◆ Problem to solve: Return every line below in which "this" appears.

[Entries from a dataset]
--------------------------------------------------

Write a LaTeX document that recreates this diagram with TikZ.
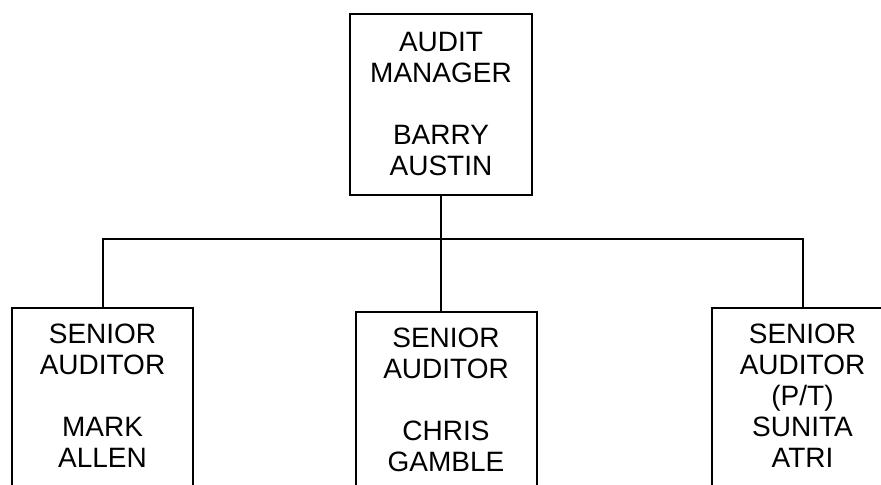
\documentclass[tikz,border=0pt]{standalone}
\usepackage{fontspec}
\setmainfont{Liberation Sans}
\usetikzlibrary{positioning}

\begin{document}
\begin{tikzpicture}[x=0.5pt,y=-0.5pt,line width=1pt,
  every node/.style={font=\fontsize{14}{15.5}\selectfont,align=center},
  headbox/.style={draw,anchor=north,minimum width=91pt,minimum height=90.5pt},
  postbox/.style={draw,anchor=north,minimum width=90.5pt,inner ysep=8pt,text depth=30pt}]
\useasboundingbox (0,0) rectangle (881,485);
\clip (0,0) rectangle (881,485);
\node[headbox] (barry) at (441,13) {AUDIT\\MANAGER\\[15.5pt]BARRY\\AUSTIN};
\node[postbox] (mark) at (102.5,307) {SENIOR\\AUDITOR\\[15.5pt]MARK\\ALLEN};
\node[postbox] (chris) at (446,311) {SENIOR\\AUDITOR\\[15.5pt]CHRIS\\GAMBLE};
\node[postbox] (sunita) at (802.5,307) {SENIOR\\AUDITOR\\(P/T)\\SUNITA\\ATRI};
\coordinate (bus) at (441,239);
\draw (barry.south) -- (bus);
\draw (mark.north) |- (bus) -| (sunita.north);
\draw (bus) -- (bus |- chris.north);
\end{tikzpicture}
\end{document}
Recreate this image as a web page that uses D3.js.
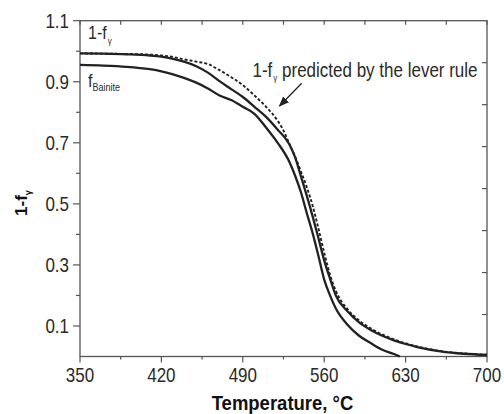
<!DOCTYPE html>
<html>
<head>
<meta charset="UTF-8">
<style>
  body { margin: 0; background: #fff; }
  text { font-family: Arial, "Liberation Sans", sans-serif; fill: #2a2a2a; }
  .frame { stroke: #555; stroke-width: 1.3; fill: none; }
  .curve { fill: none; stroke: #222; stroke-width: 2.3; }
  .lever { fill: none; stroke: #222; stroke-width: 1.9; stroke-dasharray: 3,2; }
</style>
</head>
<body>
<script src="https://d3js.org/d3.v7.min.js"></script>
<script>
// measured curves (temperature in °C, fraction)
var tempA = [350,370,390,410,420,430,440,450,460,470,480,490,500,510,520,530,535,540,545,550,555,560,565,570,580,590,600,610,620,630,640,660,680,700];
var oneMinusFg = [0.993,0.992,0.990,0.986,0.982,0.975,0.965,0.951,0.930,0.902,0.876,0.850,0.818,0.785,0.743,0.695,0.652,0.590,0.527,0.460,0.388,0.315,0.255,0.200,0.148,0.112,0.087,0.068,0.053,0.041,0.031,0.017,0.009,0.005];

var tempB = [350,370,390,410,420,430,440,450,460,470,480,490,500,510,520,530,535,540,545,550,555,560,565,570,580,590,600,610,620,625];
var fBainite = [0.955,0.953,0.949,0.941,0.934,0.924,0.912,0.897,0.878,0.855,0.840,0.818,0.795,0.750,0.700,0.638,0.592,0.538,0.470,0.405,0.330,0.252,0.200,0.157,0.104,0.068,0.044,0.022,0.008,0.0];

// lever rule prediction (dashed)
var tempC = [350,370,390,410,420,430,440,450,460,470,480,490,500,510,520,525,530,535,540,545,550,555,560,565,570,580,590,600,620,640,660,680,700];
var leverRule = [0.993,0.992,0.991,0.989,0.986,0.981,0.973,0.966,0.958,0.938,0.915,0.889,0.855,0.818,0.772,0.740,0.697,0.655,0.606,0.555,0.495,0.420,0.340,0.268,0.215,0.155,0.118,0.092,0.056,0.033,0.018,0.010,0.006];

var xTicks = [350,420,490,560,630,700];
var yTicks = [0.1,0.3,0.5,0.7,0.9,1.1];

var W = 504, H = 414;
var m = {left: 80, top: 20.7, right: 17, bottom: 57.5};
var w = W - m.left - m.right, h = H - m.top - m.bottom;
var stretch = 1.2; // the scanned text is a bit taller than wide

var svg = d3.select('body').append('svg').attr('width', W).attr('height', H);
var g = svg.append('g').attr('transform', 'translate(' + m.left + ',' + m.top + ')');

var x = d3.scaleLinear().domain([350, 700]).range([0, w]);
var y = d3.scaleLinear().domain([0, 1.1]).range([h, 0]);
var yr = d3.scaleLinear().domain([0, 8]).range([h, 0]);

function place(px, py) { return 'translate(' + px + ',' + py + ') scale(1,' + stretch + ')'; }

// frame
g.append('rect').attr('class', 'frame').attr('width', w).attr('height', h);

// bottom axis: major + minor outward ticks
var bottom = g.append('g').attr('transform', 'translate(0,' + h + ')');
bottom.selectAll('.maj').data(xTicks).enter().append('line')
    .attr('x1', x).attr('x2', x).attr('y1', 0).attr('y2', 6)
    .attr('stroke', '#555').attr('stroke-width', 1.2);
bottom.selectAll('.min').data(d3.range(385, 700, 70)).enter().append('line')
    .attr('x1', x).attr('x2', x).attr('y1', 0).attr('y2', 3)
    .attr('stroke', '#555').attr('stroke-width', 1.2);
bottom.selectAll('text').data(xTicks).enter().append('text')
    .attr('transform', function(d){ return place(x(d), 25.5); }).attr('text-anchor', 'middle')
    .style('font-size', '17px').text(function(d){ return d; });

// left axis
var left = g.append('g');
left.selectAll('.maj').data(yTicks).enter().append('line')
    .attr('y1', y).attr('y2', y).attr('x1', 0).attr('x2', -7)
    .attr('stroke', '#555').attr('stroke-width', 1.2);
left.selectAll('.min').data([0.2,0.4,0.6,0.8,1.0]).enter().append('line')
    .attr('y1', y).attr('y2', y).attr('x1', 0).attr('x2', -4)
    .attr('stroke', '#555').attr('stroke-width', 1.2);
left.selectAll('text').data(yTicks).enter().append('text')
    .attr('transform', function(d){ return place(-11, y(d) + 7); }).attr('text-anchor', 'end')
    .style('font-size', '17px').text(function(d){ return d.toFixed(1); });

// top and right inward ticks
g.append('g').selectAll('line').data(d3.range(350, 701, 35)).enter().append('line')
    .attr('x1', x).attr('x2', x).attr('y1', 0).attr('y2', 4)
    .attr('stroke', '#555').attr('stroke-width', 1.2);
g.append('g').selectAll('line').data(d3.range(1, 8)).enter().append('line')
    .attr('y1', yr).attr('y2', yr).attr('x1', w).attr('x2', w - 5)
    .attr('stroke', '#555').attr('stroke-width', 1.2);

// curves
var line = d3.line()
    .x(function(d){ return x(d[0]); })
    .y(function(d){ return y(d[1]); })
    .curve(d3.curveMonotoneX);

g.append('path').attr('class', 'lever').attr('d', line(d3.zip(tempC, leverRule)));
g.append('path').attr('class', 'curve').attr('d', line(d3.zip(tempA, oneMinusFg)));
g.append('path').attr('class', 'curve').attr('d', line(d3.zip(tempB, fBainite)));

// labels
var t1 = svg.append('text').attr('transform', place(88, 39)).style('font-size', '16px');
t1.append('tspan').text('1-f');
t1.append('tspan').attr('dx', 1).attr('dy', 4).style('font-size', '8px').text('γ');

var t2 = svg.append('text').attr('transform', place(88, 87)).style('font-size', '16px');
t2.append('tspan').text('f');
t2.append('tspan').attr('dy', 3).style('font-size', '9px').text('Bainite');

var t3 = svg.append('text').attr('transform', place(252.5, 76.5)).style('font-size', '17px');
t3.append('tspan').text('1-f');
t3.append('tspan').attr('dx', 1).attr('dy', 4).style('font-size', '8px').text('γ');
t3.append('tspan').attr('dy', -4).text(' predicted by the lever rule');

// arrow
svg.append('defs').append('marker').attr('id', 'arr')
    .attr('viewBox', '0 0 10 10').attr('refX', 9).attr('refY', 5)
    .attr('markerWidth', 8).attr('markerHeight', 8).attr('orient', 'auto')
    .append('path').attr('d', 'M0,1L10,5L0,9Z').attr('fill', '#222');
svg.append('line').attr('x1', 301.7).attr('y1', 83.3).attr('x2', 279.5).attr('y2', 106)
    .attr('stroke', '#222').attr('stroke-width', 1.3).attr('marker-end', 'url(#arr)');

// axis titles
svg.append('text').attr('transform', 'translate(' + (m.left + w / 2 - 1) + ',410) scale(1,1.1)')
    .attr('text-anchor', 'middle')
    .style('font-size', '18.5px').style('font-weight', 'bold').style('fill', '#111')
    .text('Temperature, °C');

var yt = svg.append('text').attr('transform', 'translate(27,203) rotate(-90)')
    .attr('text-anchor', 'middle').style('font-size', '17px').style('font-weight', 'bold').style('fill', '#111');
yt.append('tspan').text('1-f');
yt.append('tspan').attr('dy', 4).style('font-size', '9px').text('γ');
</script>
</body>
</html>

--------------------------------------------------

◆ Exercise answer:
Write a LaTeX document that recreates this diagram with TikZ.
Recreate this image as a web page that uses D3.js.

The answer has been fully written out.